What the task requires:
Reproduce exactly only the lines from the line that holds "Rebuild this chart" to the line that holds "const yTitle = 'Percent of Max.';", inclusive, in the listing below, and please leave out every picture.
━━━
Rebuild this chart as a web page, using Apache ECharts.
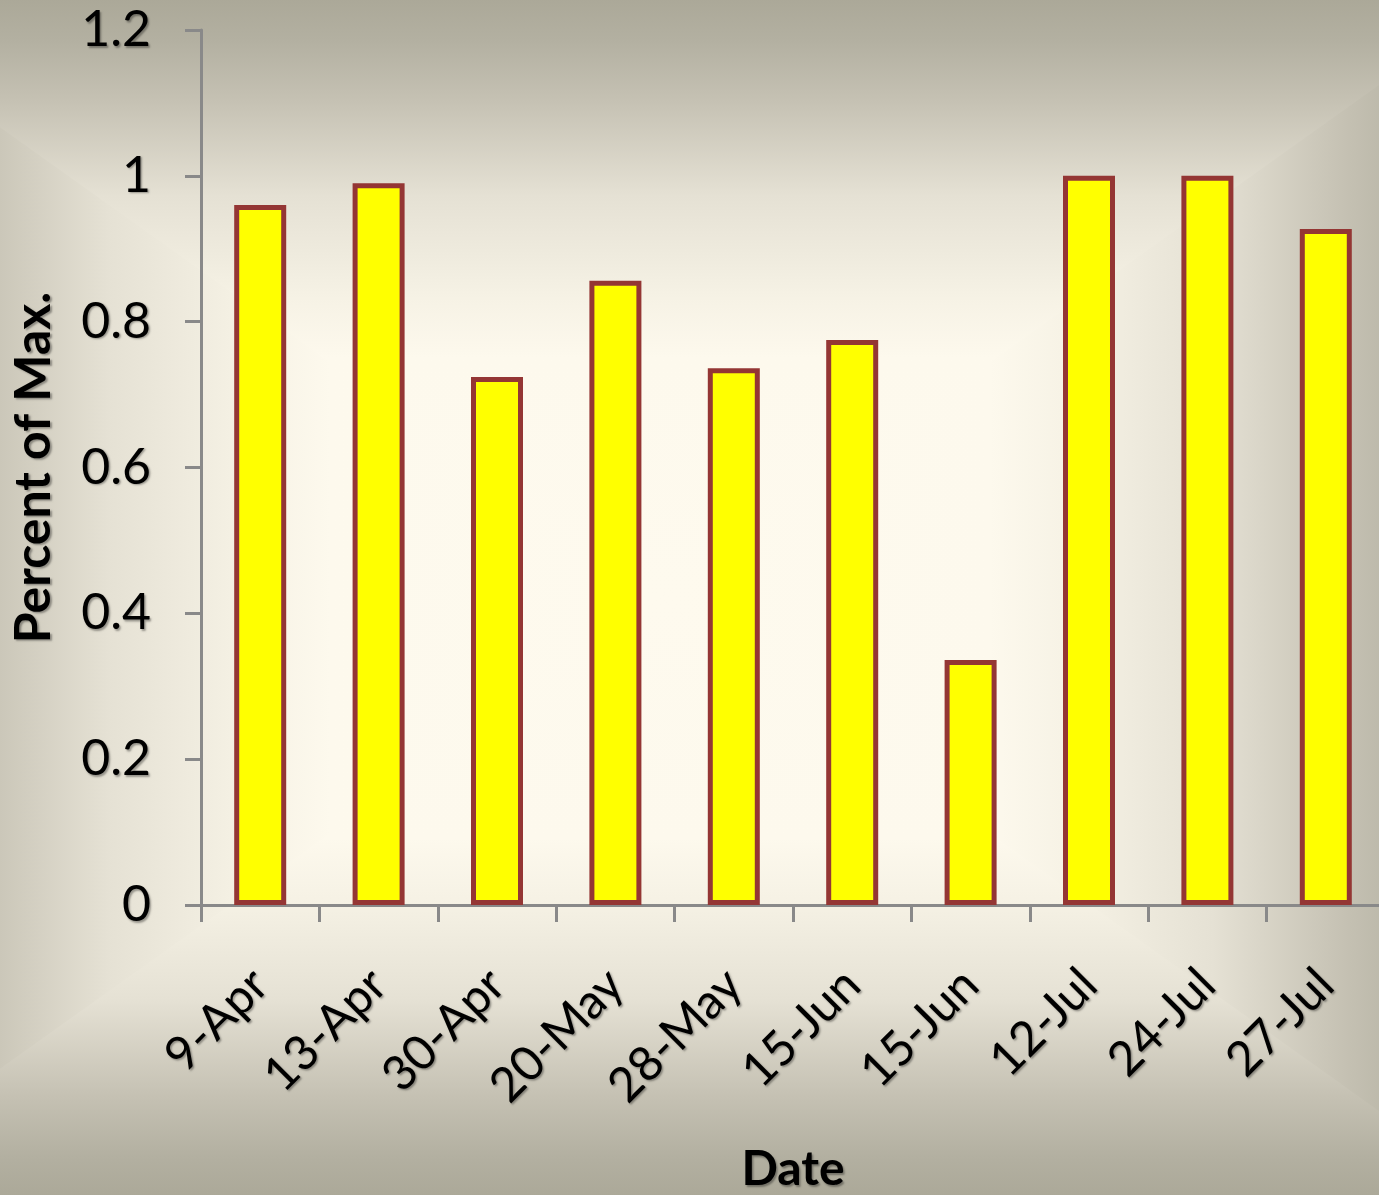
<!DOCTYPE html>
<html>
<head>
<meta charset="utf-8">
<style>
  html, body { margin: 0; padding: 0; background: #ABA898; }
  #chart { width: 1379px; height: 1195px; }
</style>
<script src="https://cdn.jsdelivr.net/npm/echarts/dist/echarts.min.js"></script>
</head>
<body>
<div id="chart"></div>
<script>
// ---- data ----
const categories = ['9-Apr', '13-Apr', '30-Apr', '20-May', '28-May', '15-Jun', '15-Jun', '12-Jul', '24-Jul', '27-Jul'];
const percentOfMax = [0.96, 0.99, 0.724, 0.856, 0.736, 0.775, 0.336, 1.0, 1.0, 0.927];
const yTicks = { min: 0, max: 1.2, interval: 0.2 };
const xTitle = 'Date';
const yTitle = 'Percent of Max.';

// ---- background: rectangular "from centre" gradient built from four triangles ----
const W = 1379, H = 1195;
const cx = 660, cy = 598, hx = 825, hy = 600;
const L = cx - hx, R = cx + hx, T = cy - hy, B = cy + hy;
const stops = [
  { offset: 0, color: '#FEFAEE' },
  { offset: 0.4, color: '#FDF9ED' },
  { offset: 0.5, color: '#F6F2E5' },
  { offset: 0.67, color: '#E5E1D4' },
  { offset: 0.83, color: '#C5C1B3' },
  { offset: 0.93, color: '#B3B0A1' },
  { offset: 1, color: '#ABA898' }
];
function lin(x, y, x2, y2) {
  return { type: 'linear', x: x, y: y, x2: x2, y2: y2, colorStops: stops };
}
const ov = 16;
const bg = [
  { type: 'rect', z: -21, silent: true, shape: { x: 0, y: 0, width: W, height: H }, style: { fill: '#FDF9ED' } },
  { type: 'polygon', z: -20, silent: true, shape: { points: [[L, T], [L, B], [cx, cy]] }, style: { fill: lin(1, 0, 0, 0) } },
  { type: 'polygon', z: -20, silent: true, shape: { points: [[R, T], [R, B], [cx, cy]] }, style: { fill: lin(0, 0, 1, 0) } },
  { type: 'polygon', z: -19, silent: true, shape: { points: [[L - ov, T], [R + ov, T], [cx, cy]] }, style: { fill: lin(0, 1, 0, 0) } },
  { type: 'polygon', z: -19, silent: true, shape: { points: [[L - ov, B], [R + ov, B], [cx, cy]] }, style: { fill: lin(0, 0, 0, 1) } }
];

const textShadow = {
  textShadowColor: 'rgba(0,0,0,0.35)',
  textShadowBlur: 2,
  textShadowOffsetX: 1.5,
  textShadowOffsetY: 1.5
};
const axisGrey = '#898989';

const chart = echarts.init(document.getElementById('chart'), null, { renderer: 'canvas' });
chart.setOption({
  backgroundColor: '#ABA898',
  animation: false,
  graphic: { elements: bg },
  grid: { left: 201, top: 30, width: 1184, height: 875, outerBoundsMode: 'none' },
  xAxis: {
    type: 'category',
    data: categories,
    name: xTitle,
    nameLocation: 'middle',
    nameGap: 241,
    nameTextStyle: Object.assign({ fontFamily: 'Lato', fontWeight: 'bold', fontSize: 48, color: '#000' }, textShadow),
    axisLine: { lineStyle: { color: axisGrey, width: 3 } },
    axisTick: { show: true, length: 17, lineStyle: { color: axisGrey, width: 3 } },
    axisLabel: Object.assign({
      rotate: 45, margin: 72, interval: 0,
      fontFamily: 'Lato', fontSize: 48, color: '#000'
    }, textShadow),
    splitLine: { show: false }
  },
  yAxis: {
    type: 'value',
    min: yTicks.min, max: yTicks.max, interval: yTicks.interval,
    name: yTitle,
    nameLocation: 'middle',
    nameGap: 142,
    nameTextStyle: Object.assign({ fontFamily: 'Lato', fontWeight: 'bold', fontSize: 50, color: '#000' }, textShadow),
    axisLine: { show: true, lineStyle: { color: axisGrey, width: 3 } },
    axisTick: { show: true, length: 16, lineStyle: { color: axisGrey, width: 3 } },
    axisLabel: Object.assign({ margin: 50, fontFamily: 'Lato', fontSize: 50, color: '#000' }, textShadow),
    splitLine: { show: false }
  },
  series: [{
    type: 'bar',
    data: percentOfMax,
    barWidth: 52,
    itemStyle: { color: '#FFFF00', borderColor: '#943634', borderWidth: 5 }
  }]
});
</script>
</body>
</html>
━━━
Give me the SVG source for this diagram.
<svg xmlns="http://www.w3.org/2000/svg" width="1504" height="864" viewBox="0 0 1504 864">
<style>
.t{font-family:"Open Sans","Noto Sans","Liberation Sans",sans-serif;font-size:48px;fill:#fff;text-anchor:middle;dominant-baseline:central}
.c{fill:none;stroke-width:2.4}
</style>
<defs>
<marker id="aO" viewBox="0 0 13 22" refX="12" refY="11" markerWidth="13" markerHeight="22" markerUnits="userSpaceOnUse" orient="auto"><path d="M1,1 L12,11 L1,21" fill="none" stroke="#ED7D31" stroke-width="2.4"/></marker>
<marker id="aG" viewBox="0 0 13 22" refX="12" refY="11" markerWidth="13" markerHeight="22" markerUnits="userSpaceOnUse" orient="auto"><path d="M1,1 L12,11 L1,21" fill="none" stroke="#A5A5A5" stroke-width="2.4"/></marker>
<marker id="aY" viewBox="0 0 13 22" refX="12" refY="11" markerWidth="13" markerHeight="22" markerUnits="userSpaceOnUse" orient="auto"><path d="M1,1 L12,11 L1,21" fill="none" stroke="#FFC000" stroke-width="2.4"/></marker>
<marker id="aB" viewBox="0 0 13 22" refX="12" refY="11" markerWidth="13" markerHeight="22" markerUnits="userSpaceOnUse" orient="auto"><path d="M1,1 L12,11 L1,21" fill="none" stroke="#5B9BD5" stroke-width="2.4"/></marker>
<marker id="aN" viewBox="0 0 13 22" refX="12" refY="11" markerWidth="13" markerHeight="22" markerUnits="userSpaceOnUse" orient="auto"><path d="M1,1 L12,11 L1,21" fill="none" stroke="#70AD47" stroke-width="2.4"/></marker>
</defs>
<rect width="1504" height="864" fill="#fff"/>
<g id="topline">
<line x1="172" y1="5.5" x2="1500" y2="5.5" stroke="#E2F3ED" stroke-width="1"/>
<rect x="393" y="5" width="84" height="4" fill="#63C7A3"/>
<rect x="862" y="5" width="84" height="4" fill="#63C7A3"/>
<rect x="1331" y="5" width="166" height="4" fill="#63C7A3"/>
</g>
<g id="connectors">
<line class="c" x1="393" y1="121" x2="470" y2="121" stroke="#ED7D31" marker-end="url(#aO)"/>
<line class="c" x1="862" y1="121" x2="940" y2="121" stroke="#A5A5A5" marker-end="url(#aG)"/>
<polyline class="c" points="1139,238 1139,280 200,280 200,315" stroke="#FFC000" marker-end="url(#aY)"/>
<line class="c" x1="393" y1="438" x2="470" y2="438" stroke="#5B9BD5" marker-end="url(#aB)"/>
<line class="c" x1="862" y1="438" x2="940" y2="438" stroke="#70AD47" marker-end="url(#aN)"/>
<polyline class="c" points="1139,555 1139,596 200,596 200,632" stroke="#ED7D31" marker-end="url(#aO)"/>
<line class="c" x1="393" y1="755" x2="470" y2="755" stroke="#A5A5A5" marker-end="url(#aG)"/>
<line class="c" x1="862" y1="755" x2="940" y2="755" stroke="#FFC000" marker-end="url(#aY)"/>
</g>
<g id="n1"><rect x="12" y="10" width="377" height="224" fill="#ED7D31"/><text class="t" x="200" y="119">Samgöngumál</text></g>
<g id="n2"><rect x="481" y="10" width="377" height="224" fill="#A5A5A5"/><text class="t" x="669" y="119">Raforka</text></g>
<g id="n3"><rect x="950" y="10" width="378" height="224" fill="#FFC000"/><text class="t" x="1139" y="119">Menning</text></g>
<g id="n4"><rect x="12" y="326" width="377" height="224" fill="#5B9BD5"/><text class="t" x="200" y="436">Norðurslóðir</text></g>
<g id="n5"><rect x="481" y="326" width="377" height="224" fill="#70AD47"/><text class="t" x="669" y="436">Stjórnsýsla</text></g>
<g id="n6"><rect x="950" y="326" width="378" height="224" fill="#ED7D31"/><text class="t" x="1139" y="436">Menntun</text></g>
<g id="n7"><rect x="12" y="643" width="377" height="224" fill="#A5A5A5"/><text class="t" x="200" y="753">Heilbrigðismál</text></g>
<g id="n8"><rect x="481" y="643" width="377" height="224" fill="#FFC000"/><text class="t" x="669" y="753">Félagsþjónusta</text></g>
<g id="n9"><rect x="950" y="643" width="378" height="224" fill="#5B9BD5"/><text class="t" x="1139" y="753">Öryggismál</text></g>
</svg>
━━━
Solution:
Rebuild this chart as a web page, using Apache ECharts.
<!DOCTYPE html>
<html>
<head>
<meta charset="utf-8">
<style>
  html, body { margin: 0; padding: 0; background: #ABA898; }
  #chart { width: 1379px; height: 1195px; }
</style>
<script src="https://cdn.jsdelivr.net/npm/echarts/dist/echarts.min.js"></script>
</head>
<body>
<div id="chart"></div>
<script>
// ---- data ----
const categories = ['9-Apr', '13-Apr', '30-Apr', '20-May', '28-May', '15-Jun', '15-Jun', '12-Jul', '24-Jul', '27-Jul'];
const percentOfMax = [0.96, 0.99, 0.724, 0.856, 0.736, 0.775, 0.336, 1.0, 1.0, 0.927];
const yTicks = { min: 0, max: 1.2, interval: 0.2 };
const xTitle = 'Date';
const yTitle = 'Percent of Max.';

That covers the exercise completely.